Defying US, Turkey Begins Receiving Russia’s S-400 Defense System
Turkish President Recep Tayyip Erdogan (left) and Russian President Vladimir Putin lead an April 8 meeting in Moscow aimed at drumming up trade between the two countries. (Alexei NikolskyTASS via Getty Images)

Defying US, Turkey Begins Receiving Russia’s S-400 Defense System

Most analysts nevertheless believe the move will not lead to a complete rupture in Washington-Ankara ties

Turkey has received the first shipment of Russia’s S-400 missile defense system, according to the Turkish Defense Ministry, a move that could trigger US sanctions and may mark a significant geopolitical shift towards the East for the NATO member.

The military shipment arrived at an air base near the Turkish capital Ankara and additional components will be forthcoming in the coming days, the defense ministry’s statement read in part.

Acting US Defense Secretary Mark Esper told reporters that he would be speaking with his Turkish counterpart.

“There will be more to follow after that conversation,” Esper added.

In response, the US has already suspended a program to deliver to Turkey, and train its pilots to fly, fifth-generation F-35 fighter jets, which many analysts argue could have been compromised by Turkey’s acquisition of the S-400.

Muzaffer Senel, assistant professor of Political Science and International Relations at Istanbul Şehir University, does not believe that Turkey’s actions make strategic sense.

“Russia and Turkey have conflicting interests almost in all areas,” Senel told The Media Line. “[The] Russians will not be able to be trusted and it will be a big problem for Turkey.”

Although Turkey and Russia currently support opposing sides in the Syrian war, Turkish President Recep Tayyip Erdogan has been forced to cooperate with his Russian counterpart, Vladimir Putin, to avoid an offensive in Syria’s northern Idlib Province, which would have caused hundreds of thousands of Syrians to flee and seek refuge in Turkey.

Senel posited that Ankara was also motivated by its ambition to develop its own defense industry.

In this respect, the Turkish government previously expressed anger that Washington was unwilling to share technology related to the American-made Patriot anti-missile defense system when the nations were negotiating a possible deal. Otherwise, this would have potentially allowed Turkey to manufacture similar arms in the future.

Alan Makovsky, a senior fellow at the Center for American Progress who previously dealt with Turkish affairs at the US State Department, was skeptical that Moscow would be willing to provide Ankara with such a benefit, which could open the door to accessing sensitive Russian technology.

“I think it’s a disastrous decision for Turkey,” Makovsky said, adding that the country would “take a heavy hit militarily, but they are also going to take a hit economically.”

Indeed, the White House is expected to direct the Treasury Department to impose economic sanctions on Turkey. This is in addition to those implemented last year, when Washington backlisted two Turkish officials and increased tariffs on Turkish metal imports following a diplomatic row over a detained American pastor. Thereafter, the Turkish Lira went into free fall, leading to inflation and, in turn, rising food prices and unemployment.

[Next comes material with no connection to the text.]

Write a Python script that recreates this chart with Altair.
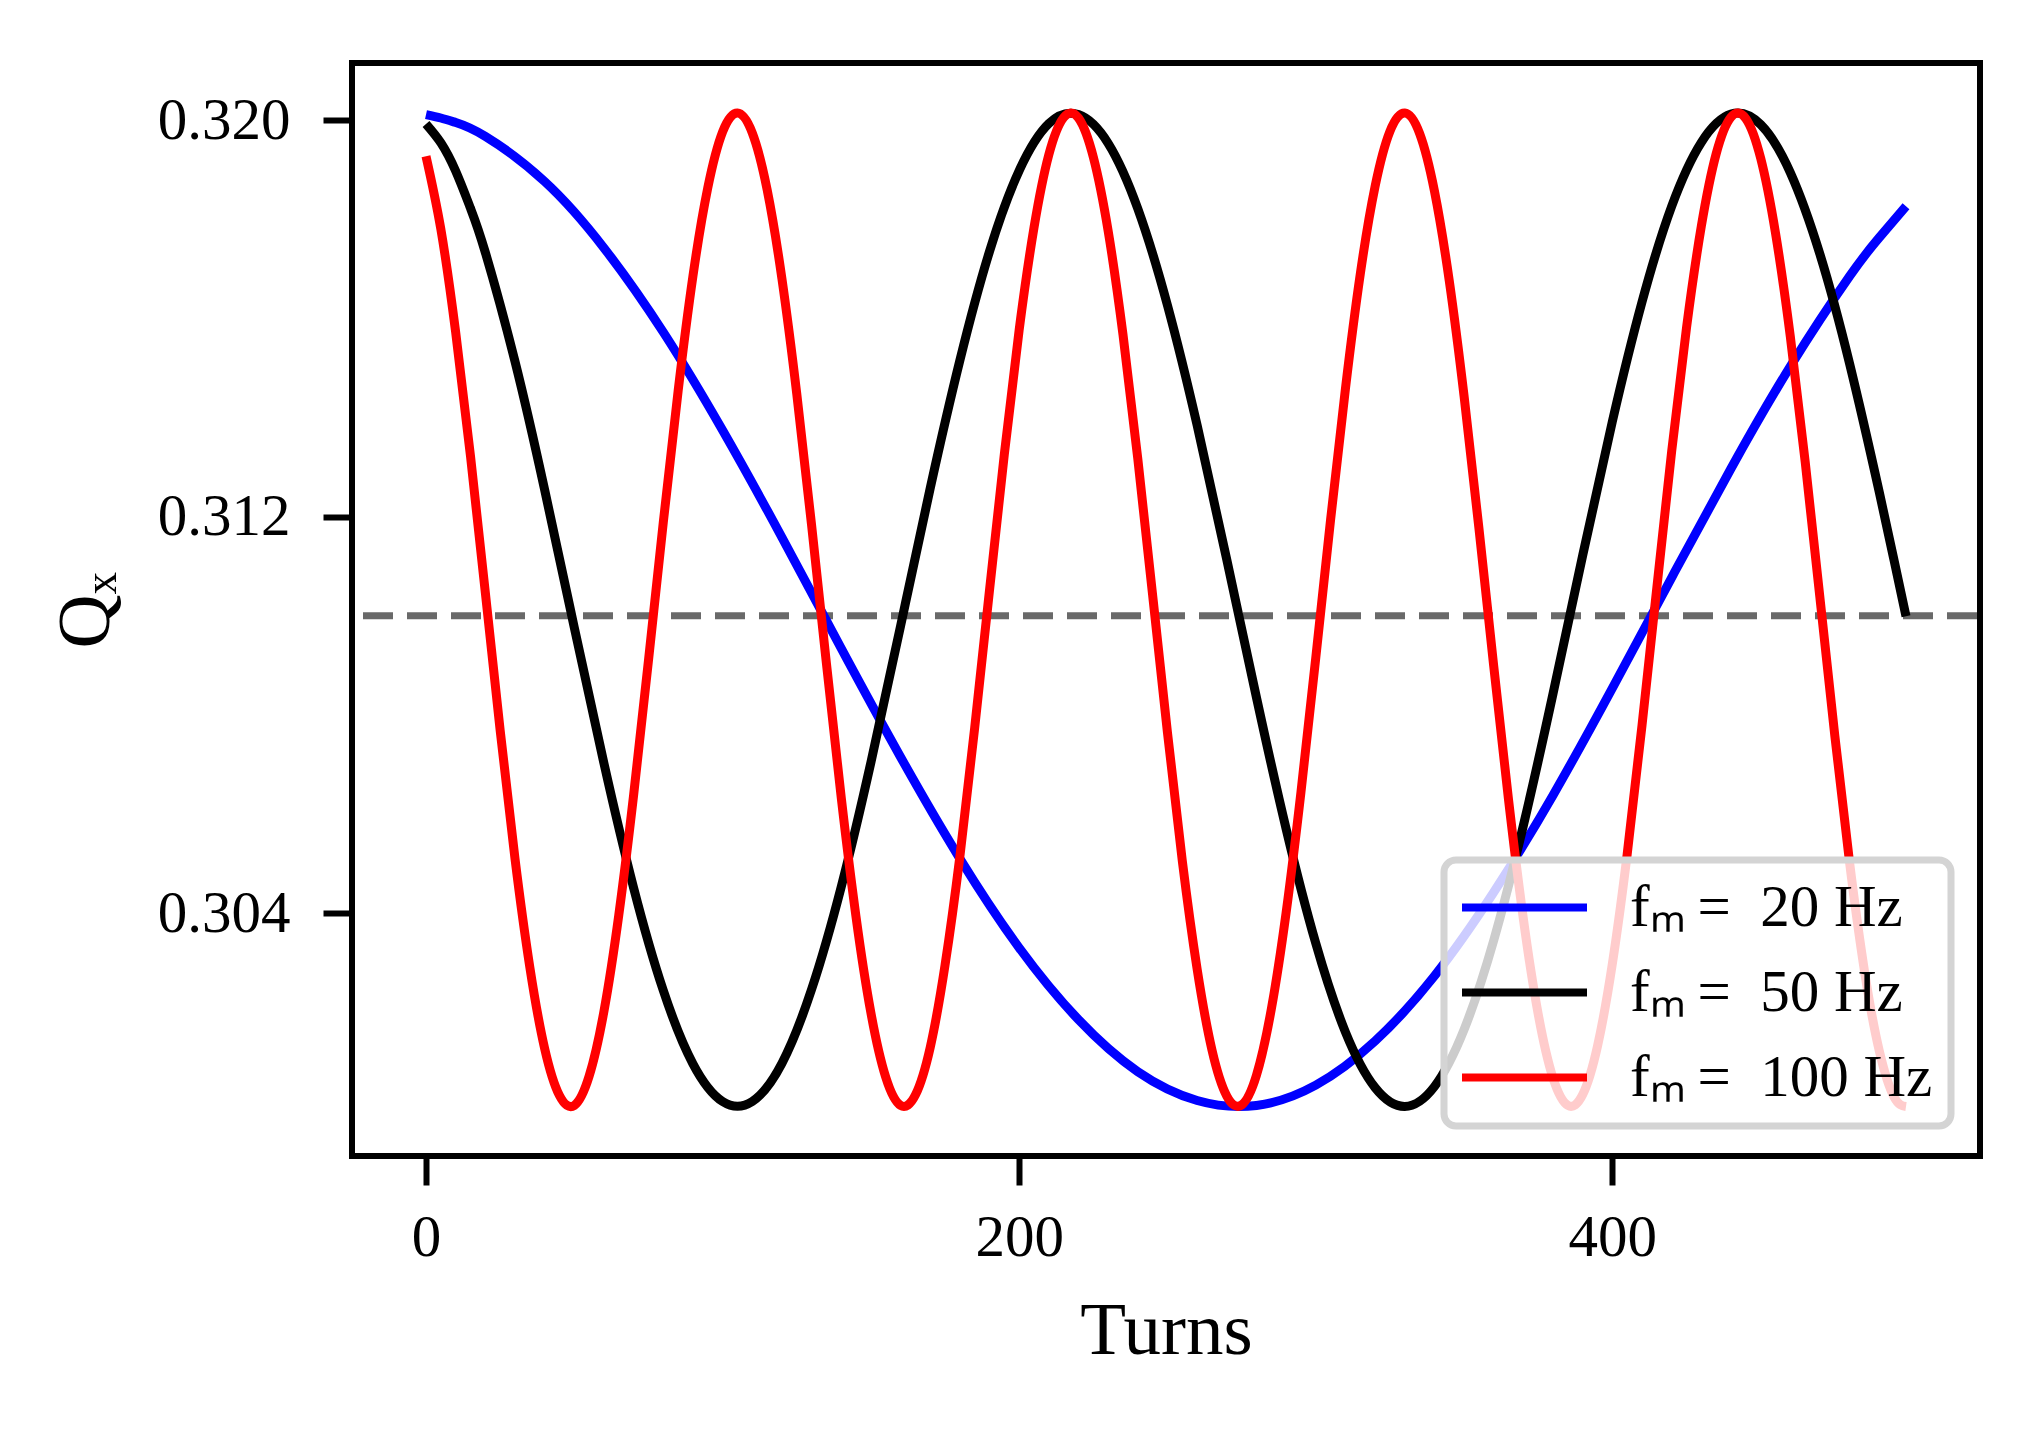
import altair as alt
import pandas as pd

# ---- data ----
turns_20 = [0, 5, 10, 20, 40, 60, 80, 100, 120, 140, 160, 180, 200, 220, 240, 260, 280,
            300, 320, 340, 360, 380, 400, 420, 440, 460, 480, 490, 499]
q_20 = [0.32011, 0.32004, 0.31995, 0.31967, 0.31876, 0.31742, 0.31572, 0.31374, 0.31158,
        0.30934, 0.30715, 0.30510, 0.30330, 0.30185, 0.30080, 0.30022, 0.30012, 0.30053,
        0.30142, 0.30273, 0.30442, 0.30638, 0.30854, 0.31077, 0.31297, 0.31503,
        0.31685, 0.31763, 0.31826]

turns_50 = [0, 5, 10, 15, 20, 30, 40, 50, 60, 70, 80, 90,
            100, 110, 120, 130, 140, 150, 160, 170, 180, 190,
            200, 210, 220, 230, 240, 250, 260, 270, 280, 290,
            300, 310, 320, 330, 340, 350, 360, 370, 380, 390,
            400, 410, 420, 430, 440, 450, 460, 470, 480, 490, 495, 499]
q_50 = [0.31992, 0.31954, 0.31897, 0.31822, 0.31733, 0.31513, 0.31254, 0.30976, 0.30702,
        0.30451, 0.30244, 0.30096,
        0.30020, 0.30020, 0.30097, 0.30246, 0.30453, 0.30704, 0.30979, 0.31257, 0.31515, 0.31735,
        0.31898, 0.31993, 0.32011, 0.31953, 0.31821, 0.31626, 0.31384, 0.31113, 0.30835, 0.30570,
        0.30339, 0.30160, 0.30048, 0.30010, 0.30050, 0.30165, 0.30345, 0.30577, 0.30843, 0.31122,
        0.31392, 0.31633, 0.31826, 0.31955, 0.32012, 0.31991, 0.31894, 0.31729, 0.31508, 0.31249,
        0.31111, 0.30999]

turns_100 = [0, 5, 10, 15, 20, 25, 30, 35, 40, 45,
             50, 55, 60, 65, 70, 75, 80, 85, 90, 95,
             100, 105, 110, 115, 120, 125, 130, 135, 140, 145,
             150, 155, 160, 165, 170, 175, 180, 185, 190, 195,
             200, 205, 210, 215, 220, 225, 230, 235, 240, 245,
             250, 255, 260, 265, 270, 275, 280, 285, 290, 295,
             300, 305, 310, 315, 320, 325, 330, 335, 340, 345,
             350, 355, 360, 365, 370, 375, 380, 385, 390, 395,
             400, 405, 410, 415, 420, 425, 430, 435, 440, 445,
             450, 455, 460, 465, 470, 475, 480, 485, 490, 495, 499]
q_100 = [0.31927, 0.31780, 0.31572, 0.31322, 0.31047, 0.30769, 0.30510, 0.30291, 0.30127, 0.30032,
         0.30012, 0.30071, 0.30202, 0.30396, 0.30638, 0.30909, 0.31188, 0.31453, 0.31685, 0.31863,
         0.31976, 0.32014, 0.31974, 0.31860, 0.31680, 0.31448, 0.31183, 0.30904, 0.30633, 0.30392,
         0.30199, 0.30069, 0.30012, 0.30033, 0.30129, 0.30295, 0.30514, 0.30774, 0.31052, 0.31326,
         0.31577, 0.31783, 0.31930, 0.32005, 0.32004, 0.31925, 0.31776, 0.31567, 0.31316, 0.31041,
         0.30764, 0.30505, 0.30287, 0.30124, 0.30031, 0.30013, 0.30073, 0.30206, 0.30401, 0.30644,
         0.30915, 0.31194, 0.31458, 0.31689, 0.31866, 0.31977, 0.32014, 0.31973, 0.31857, 0.31676,
         0.31443, 0.31177, 0.30898, 0.30628, 0.30388, 0.30196, 0.30067, 0.30012, 0.30034, 0.30132,
         0.30298, 0.30519, 0.30779, 0.31057, 0.31332, 0.31581, 0.31786, 0.31932, 0.32006, 0.32003,
         0.31923, 0.31772, 0.31563, 0.31311, 0.31035, 0.30758, 0.30501, 0.30283, 0.30122, 0.30029,
         0.30010]

series_labels = ["f\u2098\u2009=\u200220 Hz", "f\u2098\u2009=\u200250 Hz", "f\u2098\u2009=\u2002100 Hz"]
series_colors = ["#0000ff", "#000000", "#ff0000"]
q_reference = [0.31]
x_ticks = [0, 200, 400]
y_ticks = [0.304, 0.312, 0.320]
x_domain = [-24.95, 523.95]
y_domain = [0.29910, 0.32115]

FONT = "Liberation Serif"


def frame(turns, q, label):
    return pd.DataFrame({"turn": turns, "Q": q, "series": label})


x_enc = alt.X(
    "turn:Q",
    scale=alt.Scale(domain=x_domain, nice=False, zero=False),
    axis=alt.Axis(values=x_ticks, title="Turns", titleY=197,
                  titleBaseline="alphabetic", labelPadding=23),
)
y_enc = alt.Y(
    "Q:Q",
    scale=alt.Scale(domain=y_domain, nice=False, zero=False),
    axis=alt.Axis(values=y_ticks, format=".3f", title="Q\u2093", titleX=-244,
                  titleY=547, titleAngle=270, titleBaseline="alphabetic",
                  labelPadding=33),
)
color_enc = alt.Color(
    "series:N",
    scale=alt.Scale(domain=series_labels, range=series_colors),
    legend=alt.Legend(
        title=None, orient="none", legendX=1092, legendY=797,
        symbolType="M-2.5,0L2.5,0", symbolSize=2500, symbolStrokeWidth=8,
        symbolOffset=33, labelOffset=76, labelFont=FONT, labelFontSize=59,
        labelLimit=800, labelColor="black", padding=18, rowPadding=25,
        fillColor="rgba(255,255,255,0.8)", strokeColor="#d4d4d4",
        cornerRadius=12,
    ),
)

rule = alt.Chart(pd.DataFrame({"Q": q_reference})).mark_rule(
    color="#696969", strokeWidth=7, strokeDash=[30, 14], strokeDashOffset=-3
).encode(y=y_enc)

layers = [rule]
for turns, q, label in [(turns_20, q_20, series_labels[0]),
                        (turns_50, q_50, series_labels[1]),
                        (turns_100, q_100, series_labels[2])]:
    layers.append(
        alt.Chart(frame(turns, q, label)).mark_line(
            strokeWidth=9, interpolate="natural", strokeJoin="round"
        ).encode(x=x_enc, y=y_enc, color=color_enc)
    )

chart = alt.layer(*layers).properties(
    width=1628, height=1093,
    autosize=alt.AutoSizeParams(type="none"),
    padding={"left": 344, "top": 55, "right": 40, "bottom": 240},
    background="white",
).configure_view(
    stroke="black", strokeWidth=6, fill="white"
).configure_axis(
    labelFont=FONT, labelFontSize=59, labelColor="black",
    titleFont=FONT, titleFontSize=75, titleFontWeight="normal", titleColor="black",
    tickSize=29, tickWidth=6, tickColor="black", domain=False, grid=False,
).configure_legend(
    strokeWidth=7
)

chart.save("out.html", embed_options={"renderer": "svg", "actions": False})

These economic manifestations largely contributed to Erdogan’s party losing June’s mayoral race in Istanbul, which was deemed the president’s greatest political defeat since he assumed power in 2009.

Nevertheless, Makovsy suspects that while Turkey’s status within NATO will be hurt, the US will try to limit the fall-out.

“I think there’s going to be a desire to hold the line,” he said. “I think people are not going to want to see things totally unravel.”

Makovsky qualified, however, that the US views Turkey’s purchase of the Russian system as a betrayal.

He noted that ultimately Erdogan could choose to shut down US military bases on Turkish soil and that President Donald Trump could move to decrease intelligence sharing.

That Turkey borders both Syria and Iraq, and has historically acted as a bridge between the East and West, makes it an important US strategic ally.

“I think there’s going to be a sense on both sides that the other is untrustworthy and that’s [liable to] create a spiral [effect]…and potentially end Turkey’s relationship with the West,” Makovsky said.

Ryan Bohl, a Middle East and North Africa analyst at Stratfor believes that the purchase by a NATO member of Russian arms could set a precedent, and that Erdogan’s decision was made in order to reduce Ankara’s dependence on the US.

On the flip side, Bohl concluded, US military support and NATO membership remain vital interests for Turkey.

“[Accordingly], this will be a significant rupture in the [bilateral] relationship but it won’t be a complete break.”